The medic suggested to Siebert to put him in for a Purple Heart. He declined.

“I only put about eight stitches in there, pulled it out and stitched it up myself,” he said. “Save that for the guys that are really wounded bad. I’d feel bad for getting a Purple Heart for a piece of steel in the knee.”

Pride also got in the way at the time. Siebert said a Purple Heart may have suggested he wasn’t doing his job as well as he could have.

“Our job was to mess up — that’s a good way to put it — the Viet Cong infrastructure, the VCI,” he said. “Our main mission was to capture guys, interrogate them, get information out of them, what was going on, supply routes, who was doing what. Then we’d turn them over to the Vietnamese for further interrogation.

“Most of them were supposed to go to prison, which was a joke. We captured one guy three times.”

About a month after he turned 21, Father John led the Men in Green Faces to a Viet Cong village. An attempt to capture the village chief seemed thwarted when he escaped the premises through a small tunnel.

Siebert followed the man through the small tunnel and, the commendation letter read, “chased the enemy on foot until he was overtaken.”

“They didn’t say how he was overtaken,” Siebert says. “I couldn’t run faster than him, but that bullet was faster than me.”

***

John Siebert graduated Marion High School in June 1968, less than 20 months before he was deployed to Vietnam.

His stepfather had been in the Air Force, so he had moved around in his youth — to Puerto Rico in fourth grade, then Columbus, Ohio, in eighth grade — before coming back home.

He was on the swim team in Puerto Rico, which equipped him with skills he’d use later in SEAL training and combat. He hunted, too. He had a beebee gun and would shoot at crows, sparrows, rabbits, and coyotes.

He never saw himself as college material.

“I was kind of a hellraiser,” he said. “I got decent grades in school, but I was patriotic. Our country was at war.”

He remembers in high school being one to intervene whenever he encountered bullying. He saw a similar situation in Vietnam.
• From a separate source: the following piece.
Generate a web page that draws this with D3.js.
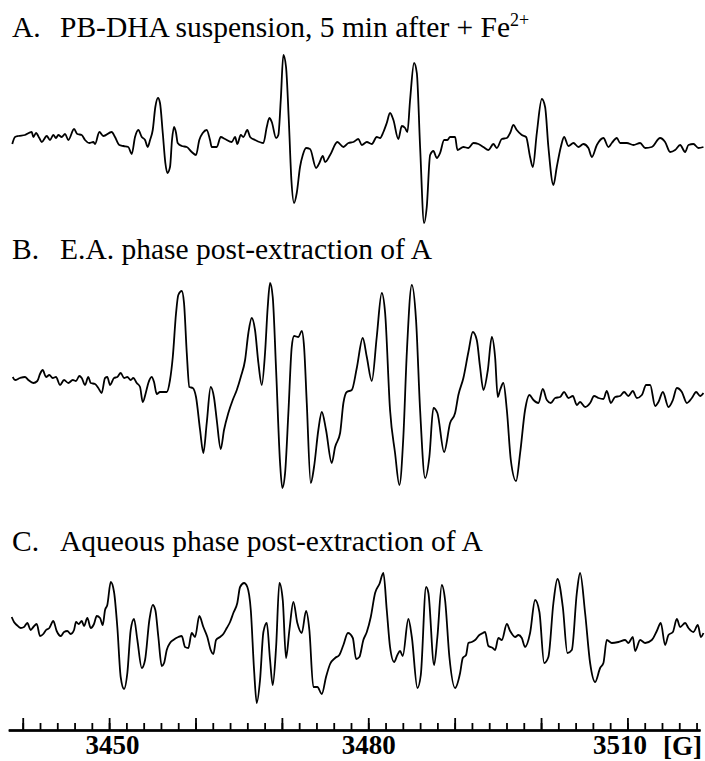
<!DOCTYPE html>
<html>
<head>
<meta charset="utf-8">
<script src="https://cdn.jsdelivr.net/npm/d3@7"></script>
<style>
  html, body { margin: 0; padding: 0; background: #fff; }
  svg { display: block; }
  text { font-family: "Liberation Serif", "Times New Roman", serif; fill: #000; }
</style>
</head>
<body>
<svg id="chart" width="705" height="761"></svg>
<script>
// Magnetic field (G) and first-derivative EPR amplitude (arb. units) for each spectrum
const fieldA = [3438.79,3439.11,3439.49,3440.26,3441.04,3441.23,3441.54,3441.92,3442.20,3442.78,3443.16,3443.54,3443.85,3444.12,3444.51,3444.90,3445.28,3445.94,3446.32,3446.83,3447.21,3447.71,3448.17,3448.37,3448.87,3449.33,3450.30,3450.68,3451.18,3451.65,3452.22,3452.62,3453.00,3453.38,3453.78,3454.16,3454.47,3454.74,3455.05,3455.35,3455.66,3455.89,3456.21,3456.51,3456.74,3457.05,3457.28,3457.52,3457.75,3457.94,3458.41,3458.99,3459.57,3460.06,3460.44,3460.84,3461.30,3461.68,3461.88,3462.46,3462.92,3463.42,3464.20,3464.58,3464.84,3465.24,3465.54,3466.00,3466.32,3466.89,3467.86,3468.25,3468.55,3468.83,3469.33,3469.59,3469.87,3470.17,3470.48,3470.80,3471.10,3471.41,3471.72,3472.10,3472.42,3472.80,3473.26,3473.96,3474.34,3474.73,3475.00,3475.58,3476.42,3477.12,3477.70,3478.28,3478.85,3479.25,3479.83,3480.41,3480.98,3481.37,3481.75,3482.14,3482.52,3482.91,3483.48,3483.88,3484.26,3484.53,3484.84,3485.30,3485.62,3486.00,3486.46,3486.77,3487.16,3487.54,3487.93,3488.31,3488.78,3489.16,3489.47,3490.05,3490.32,3491.01,3491.59,3492.17,3492.75,3493.33,3493.91,3494.48,3494.88,3495.46,3496.04,3496.42,3496.80,3497.19,3497.77,3498.27,3498.73,3499.05,3499.51,3500.09,3500.47,3500.85,3501.43,3501.82,3502.29,3502.67,3503.17,3503.75,3504.33,3504.90,3505.48,3505.88,3506.46,3507.22,3507.80,3508.19,3508.77,3509.15,3509.93,3510.70,3511.47,3512.05,3512.82,3513.78,3514.36,3514.94,3515.52,3516.10,3516.68,3517.06,3517.64,3518.22,3518.80];
const ampA = [-4,3,4,5,8,3,7,2,-2,4,0,5,2,5,3,6,0,11,6,5,0,-3,-2,-4,8,4,8,3,-5,-6,-7,-14,3,10,3,0,-7,0,10,33,42,37,7,-23,-33,-27,0,13,7,-3,-6,-7,-12,-15,0,7,10,0,-7,-7,3,1,-2,3,-4,5,3,10,3,0,-3,13,22,18,2,5,40,85,73,20,-40,-63,-53,-27,-15,-8,-9,-28,-23,-16,-22,-15,-2,-7,-3,-2,1,-5,-2,-4,3,2,8,17,27,20,1,14,12,8,40,77,67,-7,-83,-67,-15,-11,-18,-13,0,0,3,3,-10,-7,-8,-3,-4,-7,-10,-4,-8,1,2,7,15,10,5,3,-17,-27,7,41,33,-7,-45,-27,-7,3,-6,-3,-7,-4,-8,-17,-5,2,-7,-3,2,-3,-3,-5,-3,-8,-7,2,-2,-12,-10,-5,-12,-5,-4,-8,-7];

const fieldB = [3438.84,3439.11,3439.69,3440.26,3440.65,3441.23,3441.69,3442.00,3442.31,3442.70,3443.08,3443.47,3443.85,3444.32,3444.78,3445.28,3445.79,3446.17,3446.55,3446.83,3447.21,3447.59,3447.87,3448.37,3448.75,3449.14,3449.53,3449.79,3450.11,3450.57,3450.95,3451.34,3451.73,3452.11,3452.50,3452.80,3453.20,3453.58,3453.89,3454.27,3454.54,3454.93,3455.20,3455.51,3455.89,3456.28,3456.67,3457.05,3457.37,3457.75,3458.01,3458.41,3458.67,3458.99,3459.29,3459.68,3460.06,3460.53,3460.91,3461.30,3461.76,3462.15,3462.46,3462.92,3463.30,3463.80,3464.31,3464.78,3465.24,3465.74,3466.12,3466.51,3466.89,3467.28,3467.67,3468.05,3468.36,3468.63,3468.94,3469.33,3469.79,3470.05,3470.37,3470.75,3471.14,3471.41,3471.91,3472.30,3472.57,3472.88,3473.34,3473.72,3474.22,3474.62,3475.11,3475.77,3476.16,3476.74,3477.12,3477.51,3478.09,3478.67,3479.36,3479.83,3480.41,3480.98,3481.56,3481.95,3482.52,3483.10,3483.60,3484.06,3484.46,3485.04,3485.53,3486.00,3486.58,3487.07,3487.54,3488.00,3488.78,3489.47,3490.05,3490.43,3491.01,3491.59,3492.10,3492.56,3492.94,3493.33,3493.84,3494.30,3494.68,3494.99,3495.26,3495.64,3496.04,3496.50,3497.11,3497.58,3498.15,3498.65,3499.12,3499.69,3500.20,3500.67,3501.13,3501.63,3502.21,3502.67,3503.17,3503.68,3504.14,3504.52,3505.10,3505.68,3506.14,3506.64,3507.22,3507.61,3508.08,3508.57,3509.15,3509.62,3510.11,3510.62,3511.09,3511.67,3512.16,3512.63,3513.21,3513.59,3514.10,3514.75,3515.26,3515.72,3516.30,3516.88,3517.46,3517.95,3518.42,3518.80];
const ampB = [13,10,12,13,10,7,9,16,20,13,15,12,13,5,10,7,10,9,14,12,5,13,7,6,2,-3,12,13,5,12,13,17,12,13,10,12,7,3,-12,-2,7,13,8,-4,-2,-2,-2,10,33,77,95,99,87,37,3,2,-7,-40,-63,-33,3,-8,-30,-59,-40,-23,-10,0,13,30,57,72,60,27,5,37,83,107,93,20,-73,-98,-83,-23,43,54,53,59,43,-13,-93,-77,-40,-22,-40,-73,-57,-43,-13,-2,0,22,52,33,9,53,97,77,-20,-63,-95,-47,37,105,70,-20,-88,-67,-18,-23,-62,-33,-23,-5,12,38,58,50,23,0,20,53,33,-7,0,7,-20,-70,-91,-63,-20,-5,-10,-13,1,-10,-13,-8,-7,-2,-8,-6,-15,-12,-17,-13,-6,-8,-9,-1,-13,-7,-6,-2,-6,-1,-8,-5,5,5,-16,-12,-2,-17,-10,2,-2,-13,-8,-2,-6,-3];

const fieldC = [3438.72,3438.99,3439.30,3439.77,3440.15,3440.53,3440.92,3441.23,3441.62,3442.00,3442.38,3442.70,3443.08,3443.54,3443.93,3444.40,3444.78,3445.16,3445.56,3445.94,3446.17,3446.48,3446.83,3447.10,3447.48,3447.87,3448.25,3448.57,3448.95,3449.26,3449.53,3449.79,3450.19,3450.57,3450.95,3451.34,3451.73,3452.11,3452.50,3452.88,3453.27,3453.78,3454.16,3454.66,3455.05,3455.35,3455.70,3456.09,3456.36,3456.67,3457.05,3457.43,3458.01,3458.41,3458.79,3459.17,3459.56,3459.95,3460.44,3460.91,3461.37,3461.76,3462.07,3462.38,3462.84,3463.22,3463.62,3464.00,3464.38,3464.84,3465.16,3465.62,3466.00,3466.40,3466.78,3467.09,3467.47,3467.86,3468.25,3468.63,3468.94,3469.33,3469.71,3470.10,3470.48,3470.87,3471.33,3471.79,3472.30,3472.80,3473.18,3473.64,3474.11,3474.62,3475.11,3475.58,3476.16,3476.65,3477.12,3477.64,3478.21,3478.59,3478.97,3479.43,3479.83,3480.29,3480.79,3481.29,3481.75,3482.14,3482.52,3482.99,3483.37,3483.68,3483.99,3484.64,3485.04,3485.69,3486.08,3486.69,3486.96,3487.62,3488.00,3488.51,3488.89,3489.39,3490.05,3490.63,3490.94,3491.32,3491.59,3491.98,3492.37,3492.86,3493.26,3493.52,3493.91,3494.41,3494.68,3495.06,3495.46,3496.04,3496.42,3497.00,3497.38,3497.77,3498.15,3498.73,3499.31,3499.81,3500.36,3500.85,3501.43,3501.90,3502.52,3503.05,3503.56,3504.14,3504.52,3505.10,3505.68,3506.26,3506.84,3507.22,3507.61,3508.19,3508.96,3509.73,3510.11,3510.62,3510.89,3511.47,3512.05,3512.82,3513.40,3513.86,3514.36,3514.75,3515.26,3515.72,3516.10,3516.68,3517.06,3517.64,3518.15,3518.50,3518.80];
const ampC = [23,18,15,12,13,17,10,13,16,4,6,10,12,19,9,4,8,9,6,10,18,16,19,14,22,12,16,24,22,15,30,35,58,48,13,-37,-49,-33,10,21,0,-28,-20,20,35,30,3,-26,-23,-10,-3,0,3,4,-7,-8,7,3,24,13,3,-10,-14,0,3,6,12,18,27,37,53,57,53,30,-30,-63,-40,8,17,-20,-45,-7,57,40,-18,10,38,17,7,29,10,-47,-47,-54,-37,-24,-18,-15,-5,7,2,-19,-17,0,8,23,47,56,67,30,-7,-22,-15,-11,-16,21,3,-48,-35,53,47,-25,3,55,40,-17,-48,-33,-18,-15,-3,-2,0,5,7,8,-6,-8,-10,2,0,16,9,3,5,2,-7,7,40,28,-23,-17,37,61,33,-13,-10,47,67,27,-23,-42,-28,-23,0,-3,-2,0,-3,3,-11,0,-3,0,9,17,-5,5,8,21,13,17,12,8,15,3,7];

// Panel captions
const panelLetters = ["A.", "B.", "C."];
const panelTitles = ["PB-DHA suspension, 5 min after + Fe", "E.A. phase post-extraction of A", "Aqueous phase post-extraction of A"];
const titleSuperscript = "2+";

// Field axis
const fieldDomain = [3438.33, 3518.4];
const minorTicks = d3.range(3440, 3519, 2);
const majorTicks = d3.range(3440, 3511, 10);
const labeledTicks = [3450, 3480, 3510];
const unitLabel = "[G]";

const svg = d3.select("#chart");

const x = d3.scaleLinear().domain(fieldDomain).range([8.3, 700]);

const panels = [
  { field: fieldA, amp: ampA, base: 140, titleY: 37 },
  { field: fieldB, amp: ampB, base: 390, titleY: 259 },
  { field: fieldC, amp: ampC, base: 640, titleY: 551 }
];

panels.forEach((p, i) => {
  const y = d3.scaleLinear().domain([-100, 100]).range([p.base + 100, p.base - 100]);
  const line = d3.line()
    .x(d => x(d[0]))
    .y(d => y(d[1]))
    .curve(d3.curveMonotoneX);

  svg.append("path")
    .datum(d3.zip(p.field, p.amp))
    .attr("fill", "none")
    .attr("stroke", "#000")
    .attr("stroke-width", 1.8)
    .attr("stroke-linejoin", "round")
    .attr("d", line);

  svg.append("text")
    .attr("x", 12)
    .attr("y", p.titleY)
    .attr("font-size", 29.5)
    .text(panelLetters[i]);

  const t = svg.append("text")
    .attr("x", 60)
    .attr("y", p.titleY)
    .attr("font-size", 29.5)
    .text(panelTitles[i]);
  if (i === 0) {
    t.append("tspan")
      .attr("dy", -11)
      .attr("font-size", 18)
      .text(titleSuperscript);
  }
});

// Field axis: minor ticks every 2 G, major every 10 G, labels every 30 G
const axisY = 730;
const axisG = svg.append("g").attr("transform", `translate(0,${axisY})`);

const minorAxis = d3.axisBottom(x).tickValues(minorTicks).tickSizeInner(-7).tickSizeOuter(0).tickFormat("");
const majorAxis = d3.axisBottom(x).tickValues(majorTicks).tickSizeInner(-12).tickSizeOuter(0).tickFormat("");
const labelAxis = d3.axisBottom(x).tickValues(labeledTicks).tickSizeInner(0).tickSizeOuter(0).tickPadding(5).tickFormat(d3.format("d"));

[minorAxis, majorAxis, labelAxis].forEach(ax => {
  const g = axisG.append("g").call(ax);
  g.selectAll("path.domain").attr("stroke", "#000").attr("stroke-width", 2);
  g.selectAll(".tick line").attr("stroke", "#000").attr("stroke-width", 1.8);
  g.selectAll(".tick text")
    .attr("fill", "#000")
    .attr("font-family", "'Liberation Serif', 'Times New Roman', serif")
    .attr("font-weight", "bold")
    .attr("font-size", 27);
});
axisG.selectAll(".tick text").filter(d => d === 3450).attr("dx", 3);
axisG.selectAll(".tick text").filter(d => d === 3510).attr("dx", -8);

axisG.append("text")
  .attr("x", 702)
  .attr("y", 25)
  .attr("text-anchor", "end")
  .attr("font-weight", "bold")
  .attr("font-size", 27)
  .text(unitLabel);
</script>
</body>
</html>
“We probably shouldn’t have ever been there,” he said. “But there was an oppressed people there. We were able to stop some of that oppression, try to give support to people that couldn’t support themselves.”

Siebert is, in the words of his wife Marianne, “pretty beat up.” His walk is the jaunt of a crinkled man who’s had two back fusions, knee and hip replacements, and both rotator cuffs operated on.

He gets around still, albeit slowly. He’s ever the patriot — denim shirt on denim blue jeans, a red bandana, and white hair with bolts of blonde. His handshake is tough but soft, like quality leather. His sense of humor softens his hardened personality in a like manner. After a day’s work installing a fence on his rural Florence property, he pours himself a glass of whiskey on the rocks.

“To kill the pain,” he says.

Upon his return to the states after the war, he sold real estate for a couple years in California, then moved to Nebraska, where he managed a 600-head herd of cattle. Eventually he ended up in Marion County, back where he started, making a living as a bovine podiatrist, like his father and brother. A career of operating on the hooves of what he said was more than 250,000 bovines took its toll on his body.

His mind, however, is still quite sharp. In recounting his war days, Siebert doesn’t dive into gory details, preferring to refer to his combat situations mostly in euphemisms.

He understands that he killed people. He also understands why.

“You’re not there to kill people, you’re there to help people that can’t help themselves,” he said. “With that kind of an attitude, you can come home and you can sleep at night knowing what you did.”

He doesn’t hunt anymore. He and his wife share a love of horses, and they own several on their property. They also own chickens, cattle, and dogs.

His wife Marianne tells the story of a coyote puppy they found hit by a car at the top of a nearby hill.

“We both felt really bad about it,” she said.

Eventually, Siebert discovered there was another coyote pup. He said he was pretty sure it was twin to the one that had gotten hit.

Young John may have ran for his beebee gun. Father John, in his experience, opted for dog food.

“I don’t know,” he said. “Things change.”